• Task to complete: Only the lines from the start of the material through the line containing "0.998, 0.999, 0.9995];" are to be extracted, exactly as they appear.

• Provided material:

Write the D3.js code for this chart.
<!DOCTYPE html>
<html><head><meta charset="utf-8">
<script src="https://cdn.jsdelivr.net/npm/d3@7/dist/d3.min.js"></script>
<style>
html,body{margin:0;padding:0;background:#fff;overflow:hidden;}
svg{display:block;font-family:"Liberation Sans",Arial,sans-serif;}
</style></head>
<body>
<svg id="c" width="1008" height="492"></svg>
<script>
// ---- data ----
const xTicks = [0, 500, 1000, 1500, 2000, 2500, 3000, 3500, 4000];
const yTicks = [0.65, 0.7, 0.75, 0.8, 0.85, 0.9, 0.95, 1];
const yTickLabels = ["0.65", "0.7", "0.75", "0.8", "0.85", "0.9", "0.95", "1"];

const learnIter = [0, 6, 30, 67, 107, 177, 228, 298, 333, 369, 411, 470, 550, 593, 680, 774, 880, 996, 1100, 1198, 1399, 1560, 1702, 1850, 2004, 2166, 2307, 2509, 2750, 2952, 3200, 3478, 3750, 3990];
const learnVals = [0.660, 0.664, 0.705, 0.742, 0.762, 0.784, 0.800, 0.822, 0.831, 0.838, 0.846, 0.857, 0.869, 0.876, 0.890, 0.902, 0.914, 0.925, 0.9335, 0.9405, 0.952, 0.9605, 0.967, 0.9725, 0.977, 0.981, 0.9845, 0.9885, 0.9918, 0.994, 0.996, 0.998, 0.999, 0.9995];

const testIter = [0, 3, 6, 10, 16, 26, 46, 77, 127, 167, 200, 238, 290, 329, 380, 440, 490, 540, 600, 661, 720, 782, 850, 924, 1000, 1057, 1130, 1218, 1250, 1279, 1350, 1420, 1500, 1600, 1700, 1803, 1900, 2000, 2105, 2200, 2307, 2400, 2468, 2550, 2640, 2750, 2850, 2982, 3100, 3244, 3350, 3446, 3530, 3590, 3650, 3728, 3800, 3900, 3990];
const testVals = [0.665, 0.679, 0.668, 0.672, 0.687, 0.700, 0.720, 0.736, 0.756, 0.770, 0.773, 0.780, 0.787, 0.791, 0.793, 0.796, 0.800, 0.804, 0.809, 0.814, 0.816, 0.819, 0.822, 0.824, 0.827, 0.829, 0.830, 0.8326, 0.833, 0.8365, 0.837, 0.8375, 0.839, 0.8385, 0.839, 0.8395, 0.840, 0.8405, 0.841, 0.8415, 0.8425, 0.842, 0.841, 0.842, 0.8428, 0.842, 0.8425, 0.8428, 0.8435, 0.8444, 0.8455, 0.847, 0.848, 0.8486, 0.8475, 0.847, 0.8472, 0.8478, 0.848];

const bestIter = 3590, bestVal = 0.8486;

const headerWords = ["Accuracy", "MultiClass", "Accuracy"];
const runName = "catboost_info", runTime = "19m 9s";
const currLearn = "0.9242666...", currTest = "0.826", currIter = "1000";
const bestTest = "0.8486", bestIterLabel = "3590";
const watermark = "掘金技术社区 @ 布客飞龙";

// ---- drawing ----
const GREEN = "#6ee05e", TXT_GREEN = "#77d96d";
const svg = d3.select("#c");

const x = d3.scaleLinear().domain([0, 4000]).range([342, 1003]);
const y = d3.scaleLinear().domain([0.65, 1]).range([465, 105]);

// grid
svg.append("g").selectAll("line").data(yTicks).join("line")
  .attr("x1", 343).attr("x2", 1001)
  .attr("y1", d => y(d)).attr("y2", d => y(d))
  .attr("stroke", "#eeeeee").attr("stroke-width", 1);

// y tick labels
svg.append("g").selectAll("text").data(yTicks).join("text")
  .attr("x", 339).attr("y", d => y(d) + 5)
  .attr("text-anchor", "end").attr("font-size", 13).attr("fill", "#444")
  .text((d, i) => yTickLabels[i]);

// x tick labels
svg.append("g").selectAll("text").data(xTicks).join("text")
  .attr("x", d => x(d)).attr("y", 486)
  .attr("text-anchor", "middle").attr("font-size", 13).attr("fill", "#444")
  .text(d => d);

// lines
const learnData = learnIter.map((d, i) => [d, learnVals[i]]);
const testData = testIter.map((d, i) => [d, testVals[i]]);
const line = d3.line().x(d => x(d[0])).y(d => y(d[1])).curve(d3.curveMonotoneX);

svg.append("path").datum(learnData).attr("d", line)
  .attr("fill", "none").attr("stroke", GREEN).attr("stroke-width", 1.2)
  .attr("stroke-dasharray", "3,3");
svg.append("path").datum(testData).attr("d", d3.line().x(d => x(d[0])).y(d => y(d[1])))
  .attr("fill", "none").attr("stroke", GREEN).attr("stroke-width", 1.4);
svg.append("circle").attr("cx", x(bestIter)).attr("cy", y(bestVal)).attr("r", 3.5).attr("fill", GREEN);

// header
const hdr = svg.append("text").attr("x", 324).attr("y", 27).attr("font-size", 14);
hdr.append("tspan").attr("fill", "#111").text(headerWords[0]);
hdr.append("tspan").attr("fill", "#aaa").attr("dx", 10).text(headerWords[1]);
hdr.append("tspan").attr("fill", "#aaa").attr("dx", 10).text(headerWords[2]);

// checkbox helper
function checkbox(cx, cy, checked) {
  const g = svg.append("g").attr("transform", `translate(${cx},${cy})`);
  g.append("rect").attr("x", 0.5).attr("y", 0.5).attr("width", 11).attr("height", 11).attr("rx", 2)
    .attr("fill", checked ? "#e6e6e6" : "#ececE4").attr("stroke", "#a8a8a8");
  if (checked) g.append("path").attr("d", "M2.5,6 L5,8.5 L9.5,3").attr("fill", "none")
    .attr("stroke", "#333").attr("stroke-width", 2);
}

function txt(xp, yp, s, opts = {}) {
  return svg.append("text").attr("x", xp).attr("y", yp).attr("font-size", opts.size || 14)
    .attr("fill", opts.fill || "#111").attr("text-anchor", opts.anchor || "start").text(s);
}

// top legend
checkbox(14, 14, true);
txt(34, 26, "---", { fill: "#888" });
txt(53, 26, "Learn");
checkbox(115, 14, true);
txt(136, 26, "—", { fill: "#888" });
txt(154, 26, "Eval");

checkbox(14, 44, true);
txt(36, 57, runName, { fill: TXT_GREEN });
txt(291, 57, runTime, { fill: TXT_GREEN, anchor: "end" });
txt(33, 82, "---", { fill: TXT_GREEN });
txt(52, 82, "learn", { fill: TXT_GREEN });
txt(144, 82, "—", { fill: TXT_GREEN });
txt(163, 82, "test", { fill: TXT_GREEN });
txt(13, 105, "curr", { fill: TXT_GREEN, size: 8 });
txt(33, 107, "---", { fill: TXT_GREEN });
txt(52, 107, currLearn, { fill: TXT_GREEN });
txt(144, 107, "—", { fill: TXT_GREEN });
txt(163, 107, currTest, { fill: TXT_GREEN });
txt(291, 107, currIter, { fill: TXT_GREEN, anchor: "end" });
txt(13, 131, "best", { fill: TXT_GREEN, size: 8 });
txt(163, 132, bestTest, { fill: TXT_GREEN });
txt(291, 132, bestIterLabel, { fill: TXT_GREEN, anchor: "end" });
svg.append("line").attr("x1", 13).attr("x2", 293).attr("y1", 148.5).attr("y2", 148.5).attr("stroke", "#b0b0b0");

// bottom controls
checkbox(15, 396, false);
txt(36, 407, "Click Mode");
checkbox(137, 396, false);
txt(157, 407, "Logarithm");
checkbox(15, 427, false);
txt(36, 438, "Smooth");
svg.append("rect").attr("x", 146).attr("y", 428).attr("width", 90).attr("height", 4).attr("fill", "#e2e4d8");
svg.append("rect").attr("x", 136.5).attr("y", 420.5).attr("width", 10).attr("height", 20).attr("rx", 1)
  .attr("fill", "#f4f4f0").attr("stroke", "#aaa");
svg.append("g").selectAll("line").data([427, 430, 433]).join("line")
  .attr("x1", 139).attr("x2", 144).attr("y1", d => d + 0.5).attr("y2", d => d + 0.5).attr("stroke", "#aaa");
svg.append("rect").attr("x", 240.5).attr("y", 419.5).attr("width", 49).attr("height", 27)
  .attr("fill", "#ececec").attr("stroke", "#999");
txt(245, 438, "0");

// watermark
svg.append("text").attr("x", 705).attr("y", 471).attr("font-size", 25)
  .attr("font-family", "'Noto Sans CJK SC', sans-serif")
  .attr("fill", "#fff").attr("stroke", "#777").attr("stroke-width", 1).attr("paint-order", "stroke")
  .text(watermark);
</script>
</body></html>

• Response to the exercise:
Write the D3.js code for this chart.
<!DOCTYPE html>
<html><head><meta charset="utf-8">
<script src="https://cdn.jsdelivr.net/npm/d3@7/dist/d3.min.js"></script>
<style>
html,body{margin:0;padding:0;background:#fff;overflow:hidden;}
svg{display:block;font-family:"Liberation Sans",Arial,sans-serif;}
</style></head>
<body>
<svg id="c" width="1008" height="492"></svg>
<script>
// ---- data ----
const xTicks = [0, 500, 1000, 1500, 2000, 2500, 3000, 3500, 4000];
const yTicks = [0.65, 0.7, 0.75, 0.8, 0.85, 0.9, 0.95, 1];
const yTickLabels = ["0.65", "0.7", "0.75", "0.8", "0.85", "0.9", "0.95", "1"];

const learnIter = [0, 6, 30, 67, 107, 177, 228, 298, 333, 369, 411, 470, 550, 593, 680, 774, 880, 996, 1100, 1198, 1399, 1560, 1702, 1850, 2004, 2166, 2307, 2509, 2750, 2952, 3200, 3478, 3750, 3990];
const learnVals = [0.660, 0.664, 0.705, 0.742, 0.762, 0.784, 0.800, 0.822, 0.831, 0.838, 0.846, 0.857, 0.869, 0.876, 0.890, 0.902, 0.914, 0.925, 0.9335, 0.9405, 0.952, 0.9605, 0.967, 0.9725, 0.977, 0.981, 0.9845, 0.9885, 0.9918, 0.994, 0.996, 0.998, 0.999, 0.9995];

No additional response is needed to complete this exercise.